FIVE THINGS ABOUT JUPITER’S MOONS
1 WHAT’S THE UPDATE?
Astronomers have just announced the discovery of a dozen more moons around Jupiter. The International Astronomical Union’s Minor Planet Center published the orbits for 12 new-found moons — bringing Jupiter’s total to 79, said Scott Sheppard, a scientist at the Carnegie Institution for Science in D.C.
2 HOW WERE THEY FOUND?
Sheppard and his team at Carnegie, along with collaborators at the University of Hawaii and Northern Arizona University, were hunting for objects beyond Pluto. In March 2017, the astronomers realized that Jupiter had moved into their field of view. “We were able to go a little bit fainter than anyone has been able to go in the past,” Sheppard said, “and that’s why we were able to find these new moons.”
3 HOW BIG ARE THEY?
Galileo discovered the first four of its moons, all huge, in 1610. The largest moon, Ganymede, is bigger than the planet Mercury.

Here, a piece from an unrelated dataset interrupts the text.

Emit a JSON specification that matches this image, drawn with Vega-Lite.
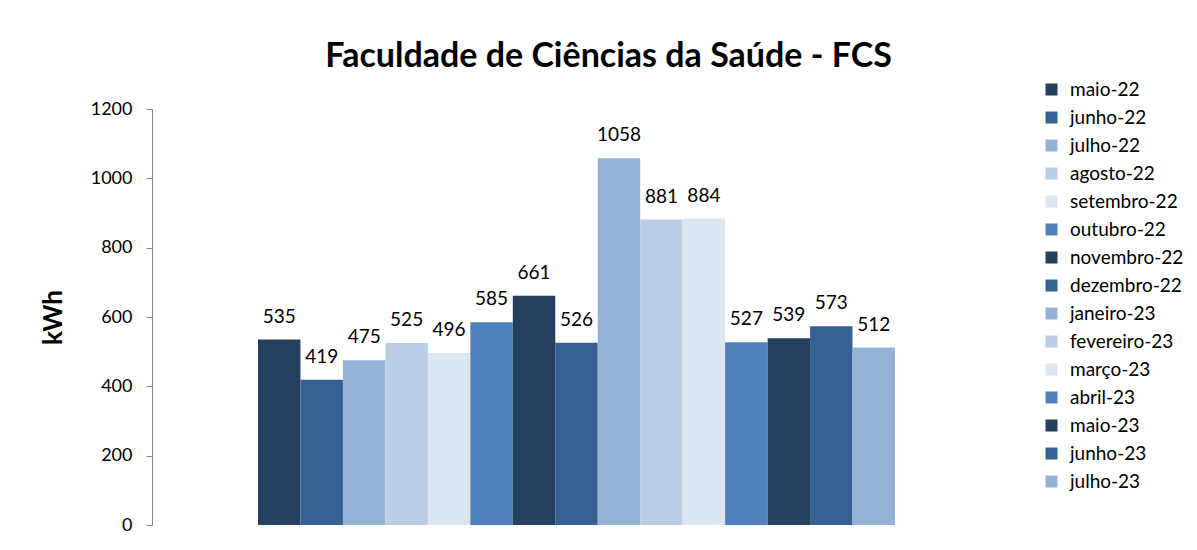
{
  "$schema": "https://vega.github.io/schema/vega-lite/v6.json",
  "width": 849,
  "height": 416,
  "autosize": "none",
  "padding": {"left": 152, "top": 109, "right": 196, "bottom": 25},
  "background": "white",
  "title": {
    "text": "Faculdade de Ciências da Saúde - FCS",
    "font": "Lato",
    "fontSize": 34,
    "fontWeight": "bold",
    "color": "#000000",
    "anchor": "middle",
    "dx": 32,
    "offset": 6
  },
  "data": {
    "values": [
      {"mes": "maio-22", "kwh": 535},
      {"mes": "junho-22", "kwh": 419},
      {"mes": "julho-22", "kwh": 475},
      {"mes": "agosto-22", "kwh": 525},
      {"mes": "setembro-22", "kwh": 496},
      {"mes": "outubro-22", "kwh": 585},
      {"mes": "novembro-22", "kwh": 661},
      {"mes": "dezembro-22", "kwh": 526},
      {"mes": "janeiro-23", "kwh": 1058},
      {"mes": "fevereiro-23", "kwh": 881},
      {"mes": "março-23", "kwh": 884},
      {"mes": "abril-23", "kwh": 527},
      {"mes": "maio-23", "kwh": 539},
      {"mes": "junho-23", "kwh": 573},
      {"mes": "julho-23", "kwh": 512}
    ]
  },
  "encoding": {
    "x": {
      "field": "mes",
      "type": "nominal",
      "sort": null,
      "axis": null,
      "scale": {"paddingInner": 0, "paddingOuter": 0, "range": [106, 743]}
    },
    "y": {
      "field": "kwh",
      "type": "quantitative",
      "scale": {"domain": [0, 1200]},
      "axis": {
        "title": "kWh",
        "titleFont": "Lato",
        "titleFontSize": 26,
        "titleFontWeight": "bold",
        "titleColor": "#000000",
        "titlePadding": 24,
        "values": [0, 200, 400, 600, 800, 1000, 1200],
        "format": "d",
        "labelFont": "Lato",
        "labelFontSize": 18,
        "labelColor": "#000000",
        "labelPadding": 14,
        "tickSize": 6,
        "tickColor": "#888888",
        "domainColor": "#888888",
        "grid": false
      }
    }
  },
  "layer": [
    {
      "mark": {"type": "bar"},
      "encoding": {
        "color": {
          "field": "mes",
          "type": "nominal",
          "sort": null,
          "scale": {
            "domain": ["maio-22", "junho-22", "julho-22", "agosto-22", "setembro-22", "outubro-22", "novembro-22", "dezembro-22", "janeiro-23", "fevereiro-23", "março-23", "abril-23", "maio-23", "junho-23", "julho-23"],
            "range": ["#253F5F", "#376092", "#95B3D7", "#B9CDE5", "#DCE6F2", "#4F81BD", "#253F5F", "#376092", "#95B3D7", "#B9CDE5", "#DCE6F2", "#4F81BD", "#253F5F", "#376092", "#95B3D7"]
          },
          "legend": {
            "title": null,
            "orient": "none",
            "legendX": 890,
            "legendY": -29,
            "symbolType": "square",
            "symbolSize": 144,
            "symbolStrokeWidth": 0,
            "labelFont": "Lato",
            "labelFontSize": 19,
            "labelColor": "#000000",
            "labelOffset": 9,
            "labelLimit": 300,
            "rowPadding": 8
          }
        }
      }
    },
    {
      "mark": {"type": "text", "baseline": "alphabetic", "dy": -17, "font": "Lato", "fontSize": 19, "color": "#000000"},
      "encoding": {
        "text": {"field": "kwh", "type": "quantitative"}
      }
    }
  ],
  "config": {"view": {"stroke": null}}
}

The moons Sheppard spied are farther-flung and tiny, each no more than three kilometres in diameter. One is the smallest Jovian moon discovered. They named it Valetudo, after a daughter of Jupiter.
4 IS 79 THE FINAL TALLY?
Gareth Williams, an astronomer at the Harvard-Smithsonian Center for Astrophysics, predicted that “there aren’t any bigger objects undiscovered out there” around Jupiter. But he expects astronomers will discover more tiny moons.
5 WHAT’S WEIRD ABOUT VALETUDO?
Valetudo has a prograde orbit — it orbits in the same direction as the planet rotates. This means moon-moon collisions could be possible.